> Entries supplied:
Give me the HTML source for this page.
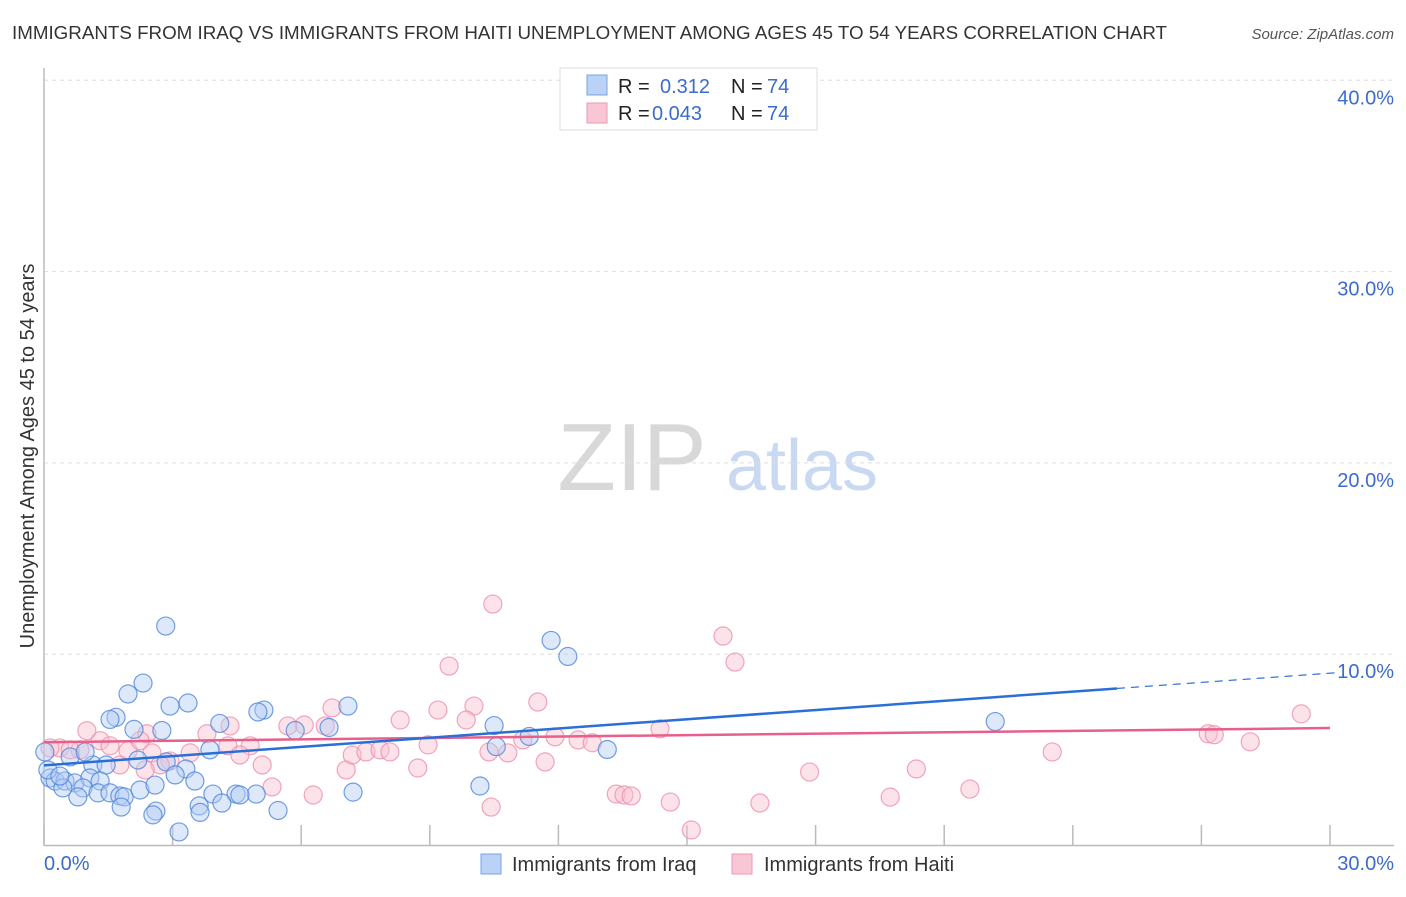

---

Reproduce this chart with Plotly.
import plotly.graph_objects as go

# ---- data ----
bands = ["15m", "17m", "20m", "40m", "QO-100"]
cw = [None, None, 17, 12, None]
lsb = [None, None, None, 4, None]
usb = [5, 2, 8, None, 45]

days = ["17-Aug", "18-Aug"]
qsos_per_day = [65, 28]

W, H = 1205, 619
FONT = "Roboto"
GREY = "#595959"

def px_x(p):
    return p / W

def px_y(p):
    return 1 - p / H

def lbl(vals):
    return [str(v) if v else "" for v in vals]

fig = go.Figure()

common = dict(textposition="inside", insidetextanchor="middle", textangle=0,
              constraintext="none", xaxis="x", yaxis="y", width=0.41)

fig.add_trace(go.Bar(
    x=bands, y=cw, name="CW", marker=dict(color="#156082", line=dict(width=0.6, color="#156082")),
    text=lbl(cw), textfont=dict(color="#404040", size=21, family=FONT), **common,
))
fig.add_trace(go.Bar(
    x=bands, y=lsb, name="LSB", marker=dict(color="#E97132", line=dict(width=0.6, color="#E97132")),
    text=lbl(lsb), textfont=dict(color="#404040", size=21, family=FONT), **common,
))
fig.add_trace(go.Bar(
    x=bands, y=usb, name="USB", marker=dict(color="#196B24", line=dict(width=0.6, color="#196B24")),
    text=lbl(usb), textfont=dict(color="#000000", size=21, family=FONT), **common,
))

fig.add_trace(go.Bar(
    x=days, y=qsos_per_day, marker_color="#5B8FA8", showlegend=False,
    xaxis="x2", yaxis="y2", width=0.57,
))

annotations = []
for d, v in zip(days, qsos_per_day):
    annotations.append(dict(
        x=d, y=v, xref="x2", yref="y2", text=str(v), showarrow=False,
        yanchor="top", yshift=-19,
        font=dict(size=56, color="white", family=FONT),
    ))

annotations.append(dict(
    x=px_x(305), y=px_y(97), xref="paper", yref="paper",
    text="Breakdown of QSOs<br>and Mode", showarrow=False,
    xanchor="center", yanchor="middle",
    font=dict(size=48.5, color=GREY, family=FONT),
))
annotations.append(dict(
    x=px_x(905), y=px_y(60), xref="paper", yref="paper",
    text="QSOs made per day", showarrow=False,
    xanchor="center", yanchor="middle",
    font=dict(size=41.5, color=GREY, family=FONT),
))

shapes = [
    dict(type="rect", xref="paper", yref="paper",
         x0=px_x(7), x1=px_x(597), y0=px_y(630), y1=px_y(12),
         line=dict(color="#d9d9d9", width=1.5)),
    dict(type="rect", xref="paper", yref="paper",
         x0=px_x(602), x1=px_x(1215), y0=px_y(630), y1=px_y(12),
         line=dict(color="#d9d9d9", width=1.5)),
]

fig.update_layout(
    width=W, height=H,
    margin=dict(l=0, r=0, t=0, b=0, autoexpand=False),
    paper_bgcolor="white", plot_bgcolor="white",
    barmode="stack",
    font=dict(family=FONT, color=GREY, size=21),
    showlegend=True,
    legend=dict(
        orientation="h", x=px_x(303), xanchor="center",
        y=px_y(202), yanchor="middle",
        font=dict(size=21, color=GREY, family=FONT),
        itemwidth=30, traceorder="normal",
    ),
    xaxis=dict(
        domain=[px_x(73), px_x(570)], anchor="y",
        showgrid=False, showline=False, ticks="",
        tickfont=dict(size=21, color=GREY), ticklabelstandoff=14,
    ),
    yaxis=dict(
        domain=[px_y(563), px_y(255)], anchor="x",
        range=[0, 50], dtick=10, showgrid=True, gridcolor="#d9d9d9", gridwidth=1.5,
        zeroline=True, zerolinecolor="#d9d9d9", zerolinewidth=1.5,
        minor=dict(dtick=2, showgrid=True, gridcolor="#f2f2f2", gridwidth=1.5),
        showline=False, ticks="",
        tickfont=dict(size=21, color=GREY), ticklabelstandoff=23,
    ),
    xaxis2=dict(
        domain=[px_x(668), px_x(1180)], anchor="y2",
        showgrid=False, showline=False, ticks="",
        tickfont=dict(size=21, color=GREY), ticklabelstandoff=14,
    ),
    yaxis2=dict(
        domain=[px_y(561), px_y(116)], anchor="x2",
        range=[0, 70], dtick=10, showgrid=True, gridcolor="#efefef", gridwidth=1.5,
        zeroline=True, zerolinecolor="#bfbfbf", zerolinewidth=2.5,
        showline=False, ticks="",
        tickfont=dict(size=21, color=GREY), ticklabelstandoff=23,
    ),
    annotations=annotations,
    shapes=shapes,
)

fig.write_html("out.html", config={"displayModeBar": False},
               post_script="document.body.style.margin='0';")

> Instructions to follow:
Reproduce verbatim only the segment of the listing bounded by the line containing "Reproduce this chart with Plotly." and the line containing "usb = [5, 2, 8, None, 45]", with both boundary lines included.

> Task solution:
Reproduce this chart with Plotly.
import plotly.graph_objects as go

# ---- data ----
bands = ["15m", "17m", "20m", "40m", "QO-100"]
cw = [None, None, 17, 12, None]
lsb = [None, None, None, 4, None]
usb = [5, 2, 8, None, 45]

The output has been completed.